* _What this task involves_:
Your task is to transcribe all the entries exactly, excluding pictures.
--- START Materials provided ---
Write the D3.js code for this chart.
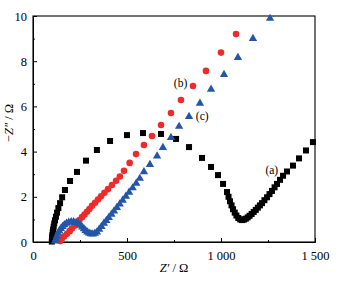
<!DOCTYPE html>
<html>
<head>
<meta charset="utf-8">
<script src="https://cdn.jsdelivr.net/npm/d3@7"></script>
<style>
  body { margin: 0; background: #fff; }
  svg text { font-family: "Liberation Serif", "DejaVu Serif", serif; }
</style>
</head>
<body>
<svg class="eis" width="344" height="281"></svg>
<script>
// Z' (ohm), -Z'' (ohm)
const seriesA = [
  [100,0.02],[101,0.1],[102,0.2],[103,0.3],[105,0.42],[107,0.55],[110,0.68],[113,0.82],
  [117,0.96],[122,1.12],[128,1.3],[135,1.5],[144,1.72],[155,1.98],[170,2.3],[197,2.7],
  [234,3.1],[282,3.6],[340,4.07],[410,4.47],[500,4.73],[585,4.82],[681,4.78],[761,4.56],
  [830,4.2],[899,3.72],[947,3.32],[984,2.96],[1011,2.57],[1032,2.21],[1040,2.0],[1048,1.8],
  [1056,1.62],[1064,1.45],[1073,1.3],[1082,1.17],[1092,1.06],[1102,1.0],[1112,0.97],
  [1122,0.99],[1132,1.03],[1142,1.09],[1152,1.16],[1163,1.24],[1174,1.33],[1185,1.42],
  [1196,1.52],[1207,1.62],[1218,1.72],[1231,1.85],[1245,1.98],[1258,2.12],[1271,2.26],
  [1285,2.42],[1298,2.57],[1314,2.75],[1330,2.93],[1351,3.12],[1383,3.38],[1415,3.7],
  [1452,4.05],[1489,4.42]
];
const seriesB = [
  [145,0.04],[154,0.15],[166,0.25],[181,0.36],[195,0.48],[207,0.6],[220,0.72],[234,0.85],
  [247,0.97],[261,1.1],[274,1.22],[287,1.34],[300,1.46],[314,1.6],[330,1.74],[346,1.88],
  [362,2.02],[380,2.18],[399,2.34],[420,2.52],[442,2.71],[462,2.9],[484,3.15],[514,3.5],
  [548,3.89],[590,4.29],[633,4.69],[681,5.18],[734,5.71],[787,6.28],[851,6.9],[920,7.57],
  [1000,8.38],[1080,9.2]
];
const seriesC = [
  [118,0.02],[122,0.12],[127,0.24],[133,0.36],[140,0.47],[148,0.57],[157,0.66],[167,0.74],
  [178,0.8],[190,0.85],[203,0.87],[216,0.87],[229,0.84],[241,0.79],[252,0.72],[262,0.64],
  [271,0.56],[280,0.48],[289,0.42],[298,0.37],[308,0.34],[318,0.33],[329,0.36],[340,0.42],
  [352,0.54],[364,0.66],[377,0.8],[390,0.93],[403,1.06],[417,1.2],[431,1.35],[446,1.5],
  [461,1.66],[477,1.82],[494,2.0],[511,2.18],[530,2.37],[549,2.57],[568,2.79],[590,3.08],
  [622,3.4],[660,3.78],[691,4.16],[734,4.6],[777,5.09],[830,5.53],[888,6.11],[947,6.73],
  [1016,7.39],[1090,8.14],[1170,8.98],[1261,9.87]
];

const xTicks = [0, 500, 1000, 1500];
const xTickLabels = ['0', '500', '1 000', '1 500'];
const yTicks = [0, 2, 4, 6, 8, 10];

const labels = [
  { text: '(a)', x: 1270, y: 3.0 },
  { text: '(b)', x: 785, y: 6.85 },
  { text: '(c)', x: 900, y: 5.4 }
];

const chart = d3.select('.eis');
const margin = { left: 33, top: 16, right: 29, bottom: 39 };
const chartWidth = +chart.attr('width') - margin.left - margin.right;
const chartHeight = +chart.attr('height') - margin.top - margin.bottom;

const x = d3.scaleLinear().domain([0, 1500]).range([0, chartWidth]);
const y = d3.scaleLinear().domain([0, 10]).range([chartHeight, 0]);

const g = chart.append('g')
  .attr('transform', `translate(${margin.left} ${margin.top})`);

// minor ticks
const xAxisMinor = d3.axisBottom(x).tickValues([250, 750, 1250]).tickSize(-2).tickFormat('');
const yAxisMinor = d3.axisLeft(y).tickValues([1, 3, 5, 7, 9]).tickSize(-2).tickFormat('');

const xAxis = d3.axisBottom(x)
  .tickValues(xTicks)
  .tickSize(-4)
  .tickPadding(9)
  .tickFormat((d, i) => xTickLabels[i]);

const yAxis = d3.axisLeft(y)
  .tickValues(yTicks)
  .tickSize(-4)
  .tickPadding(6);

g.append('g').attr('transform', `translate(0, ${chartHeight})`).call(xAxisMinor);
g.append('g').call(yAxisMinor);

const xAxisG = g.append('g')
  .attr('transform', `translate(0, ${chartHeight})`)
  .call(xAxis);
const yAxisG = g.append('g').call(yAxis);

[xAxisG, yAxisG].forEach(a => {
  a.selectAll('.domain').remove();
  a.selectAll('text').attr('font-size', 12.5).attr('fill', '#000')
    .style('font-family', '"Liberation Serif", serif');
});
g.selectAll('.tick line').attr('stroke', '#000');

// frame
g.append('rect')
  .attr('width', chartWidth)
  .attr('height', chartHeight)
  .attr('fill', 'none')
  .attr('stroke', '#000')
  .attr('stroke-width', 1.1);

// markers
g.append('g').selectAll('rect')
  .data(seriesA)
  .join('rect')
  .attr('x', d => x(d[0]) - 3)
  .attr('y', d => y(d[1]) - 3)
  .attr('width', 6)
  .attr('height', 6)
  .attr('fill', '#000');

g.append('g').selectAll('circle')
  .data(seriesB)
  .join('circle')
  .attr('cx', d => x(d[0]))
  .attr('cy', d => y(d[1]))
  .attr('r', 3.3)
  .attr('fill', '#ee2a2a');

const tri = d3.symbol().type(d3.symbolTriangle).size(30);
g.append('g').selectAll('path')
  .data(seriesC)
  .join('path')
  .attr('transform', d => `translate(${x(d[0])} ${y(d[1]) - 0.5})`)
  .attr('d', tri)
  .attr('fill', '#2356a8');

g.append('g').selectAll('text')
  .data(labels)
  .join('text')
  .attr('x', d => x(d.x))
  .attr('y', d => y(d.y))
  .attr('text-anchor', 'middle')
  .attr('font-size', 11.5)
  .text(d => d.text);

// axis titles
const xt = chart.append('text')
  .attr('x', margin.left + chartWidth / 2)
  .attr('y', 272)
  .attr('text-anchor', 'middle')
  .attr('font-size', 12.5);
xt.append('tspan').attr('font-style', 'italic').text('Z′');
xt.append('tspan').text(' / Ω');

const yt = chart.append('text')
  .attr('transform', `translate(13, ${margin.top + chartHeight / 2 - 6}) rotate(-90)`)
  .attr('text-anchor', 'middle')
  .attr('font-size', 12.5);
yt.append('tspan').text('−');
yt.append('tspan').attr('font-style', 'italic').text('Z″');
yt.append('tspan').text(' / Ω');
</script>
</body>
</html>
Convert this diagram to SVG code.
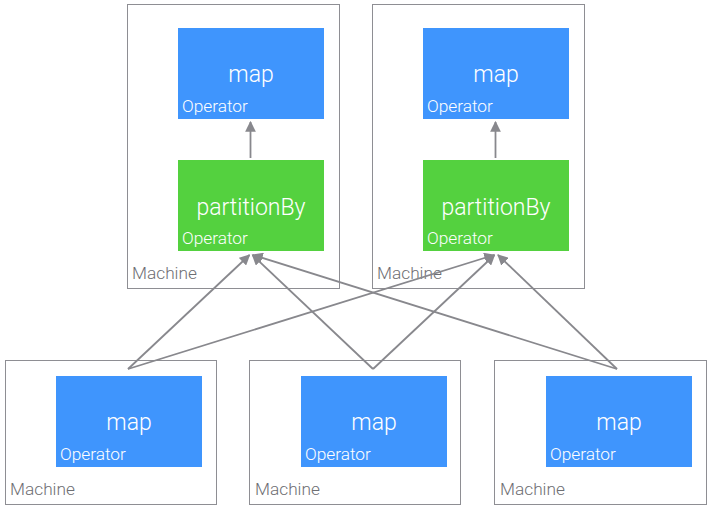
--- END Materials provided ---
* _Solution to this exercise_:
Write the D3.js code for this chart.
<!DOCTYPE html>
<html>
<head>
<meta charset="utf-8">
<script src="https://cdn.jsdelivr.net/npm/d3@7"></script>
<style>
  body { margin: 0; background: #fff; }
  svg text { font-family: "Liberation Serif", "DejaVu Serif", serif; }
</style>
</head>
<body>
<svg class="eis" width="344" height="281"></svg>
<script>
// Z' (ohm), -Z'' (ohm)
const seriesA = [
  [100,0.02],[101,0.1],[102,0.2],[103,0.3],[105,0.42],[107,0.55],[110,0.68],[113,0.82],
  [117,0.96],[122,1.12],[128,1.3],[135,1.5],[144,1.72],[155,1.98],[170,2.3],[197,2.7],
  [234,3.1],[282,3.6],[340,4.07],[410,4.47],[500,4.73],[585,4.82],[681,4.78],[761,4.56],
  [830,4.2],[899,3.72],[947,3.32],[984,2.96],[1011,2.57],[1032,2.21],[1040,2.0],[1048,1.8],
  [1056,1.62],[1064,1.45],[1073,1.3],[1082,1.17],[1092,1.06],[1102,1.0],[1112,0.97],
  [1122,0.99],[1132,1.03],[1142,1.09],[1152,1.16],[1163,1.24],[1174,1.33],[1185,1.42],
  [1196,1.52],[1207,1.62],[1218,1.72],[1231,1.85],[1245,1.98],[1258,2.12],[1271,2.26],
  [1285,2.42],[1298,2.57],[1314,2.75],[1330,2.93],[1351,3.12],[1383,3.38],[1415,3.7],
  [1452,4.05],[1489,4.42]
];
const seriesB = [
  [145,0.04],[154,0.15],[166,0.25],[181,0.36],[195,0.48],[207,0.6],[220,0.72],[234,0.85],
  [247,0.97],[261,1.1],[274,1.22],[287,1.34],[300,1.46],[314,1.6],[330,1.74],[346,1.88],
  [362,2.02],[380,2.18],[399,2.34],[420,2.52],[442,2.71],[462,2.9],[484,3.15],[514,3.5],
  [548,3.89],[590,4.29],[633,4.69],[681,5.18],[734,5.71],[787,6.28],[851,6.9],[920,7.57],
  [1000,8.38],[1080,9.2]
];
const seriesC = [
  [118,0.02],[122,0.12],[127,0.24],[133,0.36],[140,0.47],[148,0.57],[157,0.66],[167,0.74],
  [178,0.8],[190,0.85],[203,0.87],[216,0.87],[229,0.84],[241,0.79],[252,0.72],[262,0.64],
  [271,0.56],[280,0.48],[289,0.42],[298,0.37],[308,0.34],[318,0.33],[329,0.36],[340,0.42],
  [352,0.54],[364,0.66],[377,0.8],[390,0.93],[403,1.06],[417,1.2],[431,1.35],[446,1.5],
  [461,1.66],[477,1.82],[494,2.0],[511,2.18],[530,2.37],[549,2.57],[568,2.79],[590,3.08],
  [622,3.4],[660,3.78],[691,4.16],[734,4.6],[777,5.09],[830,5.53],[888,6.11],[947,6.73],
  [1016,7.39],[1090,8.14],[1170,8.98],[1261,9.87]
];

const xTicks = [0, 500, 1000, 1500];
const xTickLabels = ['0', '500', '1 000', '1 500'];
const yTicks = [0, 2, 4, 6, 8, 10];

const labels = [
  { text: '(a)', x: 1270, y: 3.0 },
  { text: '(b)', x: 785, y: 6.85 },
  { text: '(c)', x: 900, y: 5.4 }
];

const chart = d3.select('.eis');
const margin = { left: 33, top: 16, right: 29, bottom: 39 };
const chartWidth = +chart.attr('width') - margin.left - margin.right;
const chartHeight = +chart.attr('height') - margin.top - margin.bottom;

const x = d3.scaleLinear().domain([0, 1500]).range([0, chartWidth]);
const y = d3.scaleLinear().domain([0, 10]).range([chartHeight, 0]);

const g = chart.append('g')
  .attr('transform', `translate(${margin.left} ${margin.top})`);

// minor ticks
const xAxisMinor = d3.axisBottom(x).tickValues([250, 750, 1250]).tickSize(-2).tickFormat('');
const yAxisMinor = d3.axisLeft(y).tickValues([1, 3, 5, 7, 9]).tickSize(-2).tickFormat('');

const xAxis = d3.axisBottom(x)
  .tickValues(xTicks)
  .tickSize(-4)
  .tickPadding(9)
  .tickFormat((d, i) => xTickLabels[i]);

const yAxis = d3.axisLeft(y)
  .tickValues(yTicks)
  .tickSize(-4)
  .tickPadding(6);

g.append('g').attr('transform', `translate(0, ${chartHeight})`).call(xAxisMinor);
g.append('g').call(yAxisMinor);

const xAxisG = g.append('g')
  .attr('transform', `translate(0, ${chartHeight})`)
  .call(xAxis);
const yAxisG = g.append('g').call(yAxis);

[xAxisG, yAxisG].forEach(a => {
  a.selectAll('.domain').remove();
  a.selectAll('text').attr('font-size', 12.5).attr('fill', '#000')
    .style('font-family', '"Liberation Serif", serif');
});
g.selectAll('.tick line').attr('stroke', '#000');

// frame
g.append('rect')
  .attr('width', chartWidth)
  .attr('height', chartHeight)
  .attr('fill', 'none')
  .attr('stroke', '#000')
  .attr('stroke-width', 1.1);

// markers
g.append('g').selectAll('rect')
  .data(seriesA)
  .join('rect')
  .attr('x', d => x(d[0]) - 3)
  .attr('y', d => y(d[1]) - 3)
  .attr('width', 6)
  .attr('height', 6)
  .attr('fill', '#000');

g.append('g').selectAll('circle')
  .data(seriesB)
  .join('circle')
  .attr('cx', d => x(d[0]))
  .attr('cy', d => y(d[1]))
  .attr('r', 3.3)
  .attr('fill', '#ee2a2a');

const tri = d3.symbol().type(d3.symbolTriangle).size(30);
g.append('g').selectAll('path')
  .data(seriesC)
  .join('path')
  .attr('transform', d => `translate(${x(d[0])} ${y(d[1]) - 0.5})`)
  .attr('d', tri)
  .attr('fill', '#2356a8');

g.append('g').selectAll('text')
  .data(labels)
  .join('text')
  .attr('x', d => x(d.x))
  .attr('y', d => y(d.y))
  .attr('text-anchor', 'middle')
  .attr('font-size', 11.5)
  .text(d => d.text);

// axis titles
const xt = chart.append('text')
  .attr('x', margin.left + chartWidth / 2)
  .attr('y', 272)
  .attr('text-anchor', 'middle')
  .attr('font-size', 12.5);
xt.append('tspan').attr('font-style', 'italic').text('Z′');
xt.append('tspan').text(' / Ω');

const yt = chart.append('text')
  .attr('transform', `translate(13, ${margin.top + chartHeight / 2 - 6}) rotate(-90)`)
  .attr('text-anchor', 'middle')
  .attr('font-size', 12.5);
yt.append('tspan').text('−');
yt.append('tspan').attr('font-style', 'italic').text('Z″');
yt.append('tspan').text(' / Ω');
</script>
</body>
</html>
Convert this diagram to SVG code.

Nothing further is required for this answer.